### STATED TASK
Copy, character for character, the lines running from the one with "What seaborn and" to the one with "from matplotlib.patches import", ends included. Leave out every other line.

>> START DATASET EXCERPTS

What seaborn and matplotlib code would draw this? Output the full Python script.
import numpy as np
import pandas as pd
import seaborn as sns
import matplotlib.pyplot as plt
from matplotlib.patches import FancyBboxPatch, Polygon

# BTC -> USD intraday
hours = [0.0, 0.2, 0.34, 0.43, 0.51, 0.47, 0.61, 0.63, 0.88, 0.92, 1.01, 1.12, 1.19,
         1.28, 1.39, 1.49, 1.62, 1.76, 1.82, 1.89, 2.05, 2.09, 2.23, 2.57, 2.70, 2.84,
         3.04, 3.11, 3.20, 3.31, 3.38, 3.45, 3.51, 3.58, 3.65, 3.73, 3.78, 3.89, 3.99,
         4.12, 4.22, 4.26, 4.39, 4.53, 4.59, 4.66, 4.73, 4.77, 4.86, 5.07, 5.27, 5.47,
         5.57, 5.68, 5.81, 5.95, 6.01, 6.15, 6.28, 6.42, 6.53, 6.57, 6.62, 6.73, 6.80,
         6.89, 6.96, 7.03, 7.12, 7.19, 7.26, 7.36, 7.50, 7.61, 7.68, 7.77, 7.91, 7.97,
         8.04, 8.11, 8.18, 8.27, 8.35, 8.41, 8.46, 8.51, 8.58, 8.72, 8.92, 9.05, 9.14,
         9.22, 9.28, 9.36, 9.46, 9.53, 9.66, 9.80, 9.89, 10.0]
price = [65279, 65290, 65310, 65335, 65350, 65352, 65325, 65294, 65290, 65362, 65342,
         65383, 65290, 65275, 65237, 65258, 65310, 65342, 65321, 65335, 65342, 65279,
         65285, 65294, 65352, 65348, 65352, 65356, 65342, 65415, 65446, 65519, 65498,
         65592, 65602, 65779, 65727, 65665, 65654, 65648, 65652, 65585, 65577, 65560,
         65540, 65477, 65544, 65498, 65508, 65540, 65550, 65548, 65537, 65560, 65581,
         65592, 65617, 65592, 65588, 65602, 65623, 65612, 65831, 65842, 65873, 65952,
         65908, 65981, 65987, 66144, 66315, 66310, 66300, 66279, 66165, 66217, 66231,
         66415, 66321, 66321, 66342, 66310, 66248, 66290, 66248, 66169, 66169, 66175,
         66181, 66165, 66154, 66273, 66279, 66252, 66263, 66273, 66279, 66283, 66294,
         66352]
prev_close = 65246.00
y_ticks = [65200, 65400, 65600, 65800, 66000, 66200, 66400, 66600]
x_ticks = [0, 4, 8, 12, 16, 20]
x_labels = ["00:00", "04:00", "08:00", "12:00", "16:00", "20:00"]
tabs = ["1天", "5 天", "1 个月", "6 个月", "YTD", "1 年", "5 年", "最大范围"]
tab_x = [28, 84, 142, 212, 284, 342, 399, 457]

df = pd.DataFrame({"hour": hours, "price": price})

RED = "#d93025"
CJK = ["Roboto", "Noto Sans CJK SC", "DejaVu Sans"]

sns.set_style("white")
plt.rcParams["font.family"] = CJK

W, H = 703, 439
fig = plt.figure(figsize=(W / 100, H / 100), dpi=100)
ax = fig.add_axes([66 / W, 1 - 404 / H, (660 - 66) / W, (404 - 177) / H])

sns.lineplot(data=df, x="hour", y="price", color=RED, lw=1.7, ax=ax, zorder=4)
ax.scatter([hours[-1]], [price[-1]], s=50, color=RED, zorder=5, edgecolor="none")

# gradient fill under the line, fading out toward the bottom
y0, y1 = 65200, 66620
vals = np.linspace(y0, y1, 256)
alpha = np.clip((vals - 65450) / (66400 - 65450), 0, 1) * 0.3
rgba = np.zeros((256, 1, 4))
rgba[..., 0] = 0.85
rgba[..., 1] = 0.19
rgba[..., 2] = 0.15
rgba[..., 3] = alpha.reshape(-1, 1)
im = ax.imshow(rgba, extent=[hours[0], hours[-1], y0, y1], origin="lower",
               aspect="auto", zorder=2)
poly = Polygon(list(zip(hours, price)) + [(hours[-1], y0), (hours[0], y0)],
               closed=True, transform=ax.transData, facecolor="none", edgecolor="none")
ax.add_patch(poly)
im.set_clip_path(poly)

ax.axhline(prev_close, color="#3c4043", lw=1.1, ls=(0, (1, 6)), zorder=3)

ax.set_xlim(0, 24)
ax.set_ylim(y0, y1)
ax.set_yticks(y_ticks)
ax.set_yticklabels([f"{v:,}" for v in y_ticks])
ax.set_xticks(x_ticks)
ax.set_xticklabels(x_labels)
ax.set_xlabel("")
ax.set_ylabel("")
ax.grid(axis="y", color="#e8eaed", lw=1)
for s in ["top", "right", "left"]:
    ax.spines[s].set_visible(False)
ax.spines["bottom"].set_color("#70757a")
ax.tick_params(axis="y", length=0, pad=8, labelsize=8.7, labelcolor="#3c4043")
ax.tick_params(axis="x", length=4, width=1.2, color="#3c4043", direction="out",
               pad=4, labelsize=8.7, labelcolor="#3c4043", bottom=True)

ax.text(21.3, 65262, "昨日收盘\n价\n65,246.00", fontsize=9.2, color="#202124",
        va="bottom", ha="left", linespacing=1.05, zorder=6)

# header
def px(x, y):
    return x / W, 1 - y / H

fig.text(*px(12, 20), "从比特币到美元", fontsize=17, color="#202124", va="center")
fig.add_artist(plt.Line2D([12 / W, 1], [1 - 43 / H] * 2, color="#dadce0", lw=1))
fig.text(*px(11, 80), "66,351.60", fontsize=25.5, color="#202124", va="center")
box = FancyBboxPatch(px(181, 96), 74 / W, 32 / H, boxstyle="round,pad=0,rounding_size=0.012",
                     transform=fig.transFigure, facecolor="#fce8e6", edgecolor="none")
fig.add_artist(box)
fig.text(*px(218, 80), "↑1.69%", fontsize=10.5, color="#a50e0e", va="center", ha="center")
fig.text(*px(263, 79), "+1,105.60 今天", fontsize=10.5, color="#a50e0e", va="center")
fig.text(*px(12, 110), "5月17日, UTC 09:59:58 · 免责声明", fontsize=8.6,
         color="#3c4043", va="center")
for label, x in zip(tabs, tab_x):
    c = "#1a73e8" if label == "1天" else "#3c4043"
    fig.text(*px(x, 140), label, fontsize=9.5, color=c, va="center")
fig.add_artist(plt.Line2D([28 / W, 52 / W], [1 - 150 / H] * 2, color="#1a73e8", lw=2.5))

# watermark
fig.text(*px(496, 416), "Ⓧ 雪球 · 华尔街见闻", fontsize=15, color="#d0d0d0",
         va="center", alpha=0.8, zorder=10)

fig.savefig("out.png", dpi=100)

>> END DATASET EXCERPTS
>> START DATASET EXCERPTS

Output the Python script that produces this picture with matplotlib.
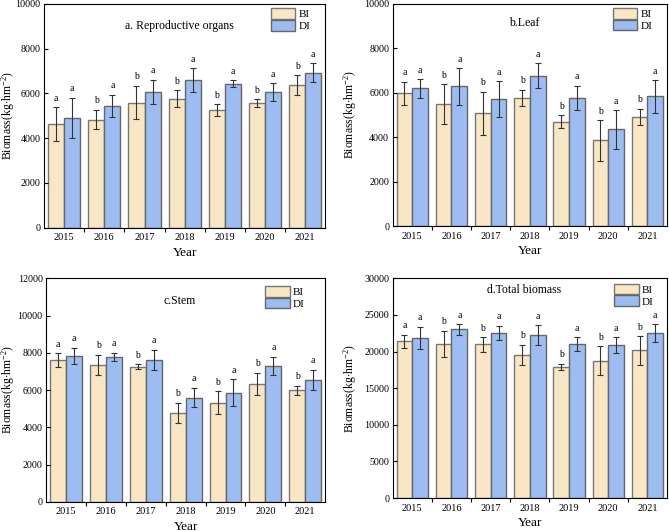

>> END DATASET EXCERPTS

### RESULT
What seaborn and matplotlib code would draw this? Output the full Python script.
import numpy as np
import pandas as pd
import seaborn as sns
import matplotlib.pyplot as plt
from matplotlib.patches import FancyBboxPatch, Polygon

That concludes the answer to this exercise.